### Stated goal
Transcribe the records below exactly as they appear, omitting any pictures.

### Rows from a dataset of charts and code
§

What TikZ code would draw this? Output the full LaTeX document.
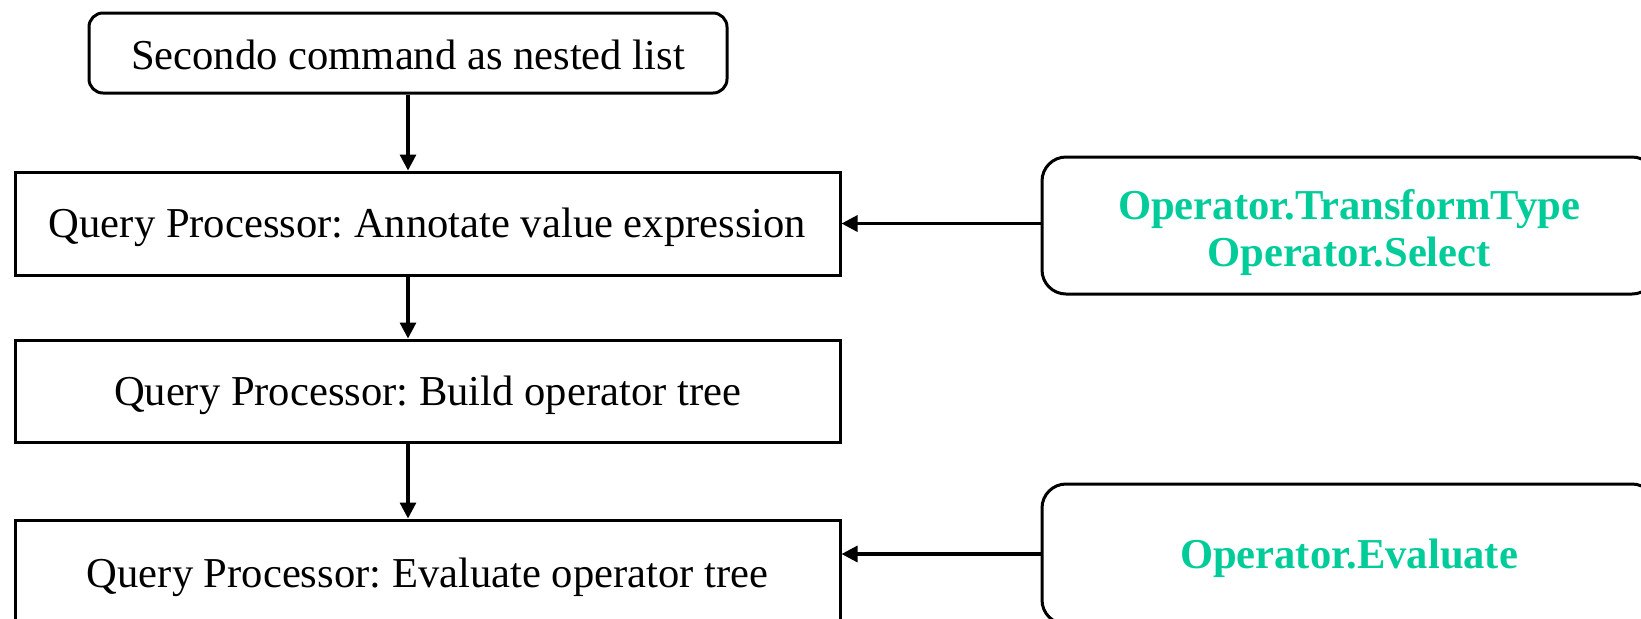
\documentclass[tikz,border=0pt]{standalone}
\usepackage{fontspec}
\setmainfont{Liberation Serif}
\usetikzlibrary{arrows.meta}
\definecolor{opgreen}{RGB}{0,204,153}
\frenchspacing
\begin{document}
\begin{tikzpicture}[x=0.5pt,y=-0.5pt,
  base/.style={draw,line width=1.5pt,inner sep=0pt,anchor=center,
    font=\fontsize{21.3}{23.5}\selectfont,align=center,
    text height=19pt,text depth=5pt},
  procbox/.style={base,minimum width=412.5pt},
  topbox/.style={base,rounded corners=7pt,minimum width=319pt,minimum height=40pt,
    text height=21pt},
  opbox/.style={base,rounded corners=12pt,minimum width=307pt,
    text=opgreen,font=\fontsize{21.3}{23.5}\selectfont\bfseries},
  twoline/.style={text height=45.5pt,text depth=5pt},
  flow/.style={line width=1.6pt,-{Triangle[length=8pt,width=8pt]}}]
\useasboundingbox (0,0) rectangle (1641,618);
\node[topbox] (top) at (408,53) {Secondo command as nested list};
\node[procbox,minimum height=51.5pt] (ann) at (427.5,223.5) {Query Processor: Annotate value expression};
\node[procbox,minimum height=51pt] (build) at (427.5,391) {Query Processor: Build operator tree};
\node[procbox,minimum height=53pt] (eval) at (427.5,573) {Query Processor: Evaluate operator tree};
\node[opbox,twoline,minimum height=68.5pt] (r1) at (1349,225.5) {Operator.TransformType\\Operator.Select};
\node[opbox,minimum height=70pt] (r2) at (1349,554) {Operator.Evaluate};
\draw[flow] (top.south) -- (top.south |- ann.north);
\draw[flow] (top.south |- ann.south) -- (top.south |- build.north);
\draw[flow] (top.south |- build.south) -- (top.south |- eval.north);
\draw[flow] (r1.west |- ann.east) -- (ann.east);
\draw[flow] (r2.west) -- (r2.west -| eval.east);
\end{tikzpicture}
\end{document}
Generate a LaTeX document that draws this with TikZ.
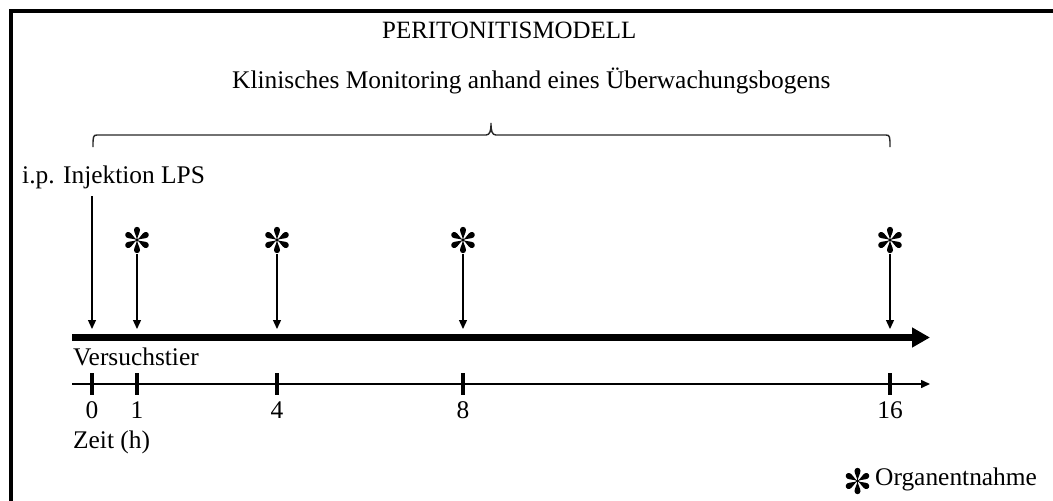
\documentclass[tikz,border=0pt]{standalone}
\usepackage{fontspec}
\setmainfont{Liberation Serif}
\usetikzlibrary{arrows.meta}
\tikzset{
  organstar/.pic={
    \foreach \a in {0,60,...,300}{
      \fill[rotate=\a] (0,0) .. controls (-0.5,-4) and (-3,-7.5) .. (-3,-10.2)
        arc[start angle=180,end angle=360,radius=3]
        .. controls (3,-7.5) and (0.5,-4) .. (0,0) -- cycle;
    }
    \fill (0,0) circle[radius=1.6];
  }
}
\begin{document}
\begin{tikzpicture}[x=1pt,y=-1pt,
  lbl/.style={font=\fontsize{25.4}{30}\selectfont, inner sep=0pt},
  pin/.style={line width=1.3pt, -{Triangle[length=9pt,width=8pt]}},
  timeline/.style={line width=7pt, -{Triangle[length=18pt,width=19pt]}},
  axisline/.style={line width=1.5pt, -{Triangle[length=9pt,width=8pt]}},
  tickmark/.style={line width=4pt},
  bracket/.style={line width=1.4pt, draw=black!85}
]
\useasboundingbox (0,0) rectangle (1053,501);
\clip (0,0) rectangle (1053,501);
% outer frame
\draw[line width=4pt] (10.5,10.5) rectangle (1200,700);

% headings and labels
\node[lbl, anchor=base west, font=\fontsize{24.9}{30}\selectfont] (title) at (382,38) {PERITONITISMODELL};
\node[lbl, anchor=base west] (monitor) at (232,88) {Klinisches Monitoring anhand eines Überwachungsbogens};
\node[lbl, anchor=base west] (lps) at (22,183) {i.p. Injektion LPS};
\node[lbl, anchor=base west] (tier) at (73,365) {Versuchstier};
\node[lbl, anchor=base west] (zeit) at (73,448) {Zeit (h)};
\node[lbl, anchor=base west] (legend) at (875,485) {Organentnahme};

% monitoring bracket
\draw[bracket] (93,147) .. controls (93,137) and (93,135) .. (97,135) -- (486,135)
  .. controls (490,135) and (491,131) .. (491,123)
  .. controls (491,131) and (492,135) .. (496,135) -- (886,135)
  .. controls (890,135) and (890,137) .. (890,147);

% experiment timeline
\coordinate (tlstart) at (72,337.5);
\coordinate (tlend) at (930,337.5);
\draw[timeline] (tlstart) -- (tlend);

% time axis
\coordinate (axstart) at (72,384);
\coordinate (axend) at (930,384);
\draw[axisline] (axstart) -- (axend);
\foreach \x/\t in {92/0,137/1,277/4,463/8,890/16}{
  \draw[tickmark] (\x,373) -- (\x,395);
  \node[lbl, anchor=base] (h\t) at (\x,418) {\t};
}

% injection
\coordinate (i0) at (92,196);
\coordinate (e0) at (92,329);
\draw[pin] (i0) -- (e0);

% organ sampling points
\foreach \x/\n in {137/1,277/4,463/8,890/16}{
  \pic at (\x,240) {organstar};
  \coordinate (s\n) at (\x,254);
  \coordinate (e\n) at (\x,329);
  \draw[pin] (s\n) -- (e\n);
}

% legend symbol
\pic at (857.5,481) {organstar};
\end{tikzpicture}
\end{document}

§

### Problem solution
What TikZ code would draw this? Output the full LaTeX document.
\documentclass[tikz,border=0pt]{standalone}
\usepackage{fontspec}
\setmainfont{Liberation Serif}
\usetikzlibrary{arrows.meta}
\definecolor{opgreen}{RGB}{0,204,153}
\frenchspacing
\begin{document}
\begin{tikzpicture}[x=0.5pt,y=-0.5pt,
  base/.style={draw,line width=1.5pt,inner sep=0pt,anchor=center,
    font=\fontsize{21.3}{23.5}\selectfont,align=center,
    text height=19pt,text depth=5pt},
  procbox/.style={base,minimum width=412.5pt},
  topbox/.style={base,rounded corners=7pt,minimum width=319pt,minimum height=40pt,
    text height=21pt},
  opbox/.style={base,rounded corners=12pt,minimum width=307pt,
    text=opgreen,font=\fontsize{21.3}{23.5}\selectfont\bfseries},
  twoline/.style={text height=45.5pt,text depth=5pt},
  flow/.style={line width=1.6pt,-{Triangle[length=8pt,width=8pt]}}]
\useasboundingbox (0,0) rectangle (1641,618);
\node[topbox] (top) at (408,53) {Secondo command as nested list};
\node[procbox,minimum height=51.5pt] (ann) at (427.5,223.5) {Query Processor: Annotate value expression};
\node[procbox,minimum height=51pt] (build) at (427.5,391) {Query Processor: Build operator tree};
\node[procbox,minimum height=53pt] (eval) at (427.5,573) {Query Processor: Evaluate operator tree};
\node[opbox,twoline,minimum height=68.5pt] (r1) at (1349,225.5) {Operator.TransformType\\Operator.Select};
\node[opbox,minimum height=70pt] (r2) at (1349,554) {Operator.Evaluate};
\draw[flow] (top.south) -- (top.south |- ann.north);
\draw[flow] (top.south |- ann.south) -- (top.south |- build.north);
\draw[flow] (top.south |- build.south) -- (top.south |- eval.north);
\draw[flow] (r1.west |- ann.east) -- (ann.east);
\draw[flow] (r2.west) -- (r2.west -| eval.east);
\end{tikzpicture}
\end{document}
Generate a LaTeX document that draws this with TikZ.
\documentclass[tikz,border=0pt]{standalone}
\usepackage{fontspec}
\setmainfont{Liberation Serif}
\usetikzlibrary{arrows.meta}
\tikzset{
  organstar/.pic={
    \foreach \a in {0,60,...,300}{
      \fill[rotate=\a] (0,0) .. controls (-0.5,-4) and (-3,-7.5) .. (-3,-10.2)
        arc[start angle=180,end angle=360,radius=3]
        .. controls (3,-7.5) and (0.5,-4) .. (0,0) -- cycle;
    }
    \fill (0,0) circle[radius=1.6];
  }
}
\begin{document}
\begin{tikzpicture}[x=1pt,y=-1pt,
  lbl/.style={font=\fontsize{25.4}{30}\selectfont, inner sep=0pt},
  pin/.style={line width=1.3pt, -{Triangle[length=9pt,width=8pt]}},
  timeline/.style={line width=7pt, -{Triangle[length=18pt,width=19pt]}},
  axisline/.style={line width=1.5pt, -{Triangle[length=9pt,width=8pt]}},
  tickmark/.style={line width=4pt},
  bracket/.style={line width=1.4pt, draw=black!85}
]
\useasboundingbox (0,0) rectangle (1053,501);
\clip (0,0) rectangle (1053,501);
% outer frame
\draw[line width=4pt] (10.5,10.5) rectangle (1200,700);

% headings and labels
\node[lbl, anchor=base west, font=\fontsize{24.9}{30}\selectfont] (title) at (382,38) {PERITONITISMODELL};
\node[lbl, anchor=base west] (monitor) at (232,88) {Klinisches Monitoring anhand eines Überwachungsbogens};
\node[lbl, anchor=base west] (lps) at (22,183) {i.p. Injektion LPS};
\node[lbl, anchor=base west] (tier) at (73,365) {Versuchstier};
\node[lbl, anchor=base west] (zeit) at (73,448) {Zeit (h)};
\node[lbl, anchor=base west] (legend) at (875,485) {Organentnahme};

% monitoring bracket
\draw[bracket] (93,147) .. controls (93,137) and (93,135) .. (97,135) -- (486,135)
  .. controls (490,135) and (491,131) .. (491,123)
  .. controls (491,131) and (492,135) .. (496,135) -- (886,135)
  .. controls (890,135) and (890,137) .. (890,147);

% experiment timeline
\coordinate (tlstart) at (72,337.5);
\coordinate (tlend) at (930,337.5);
\draw[timeline] (tlstart) -- (tlend);

% time axis
\coordinate (axstart) at (72,384);
\coordinate (axend) at (930,384);
\draw[axisline] (axstart) -- (axend);
\foreach \x/\t in {92/0,137/1,277/4,463/8,890/16}{
  \draw[tickmark] (\x,373) -- (\x,395);
  \node[lbl, anchor=base] (h\t) at (\x,418) {\t};
}

% injection
\coordinate (i0) at (92,196);
\coordinate (e0) at (92,329);
\draw[pin] (i0) -- (e0);

% organ sampling points
\foreach \x/\n in {137/1,277/4,463/8,890/16}{
  \pic at (\x,240) {organstar};
  \coordinate (s\n) at (\x,254);
  \coordinate (e\n) at (\x,329);
  \draw[pin] (s\n) -- (e\n);
}

% legend symbol
\pic at (857.5,481) {organstar};
\end{tikzpicture}
\end{document}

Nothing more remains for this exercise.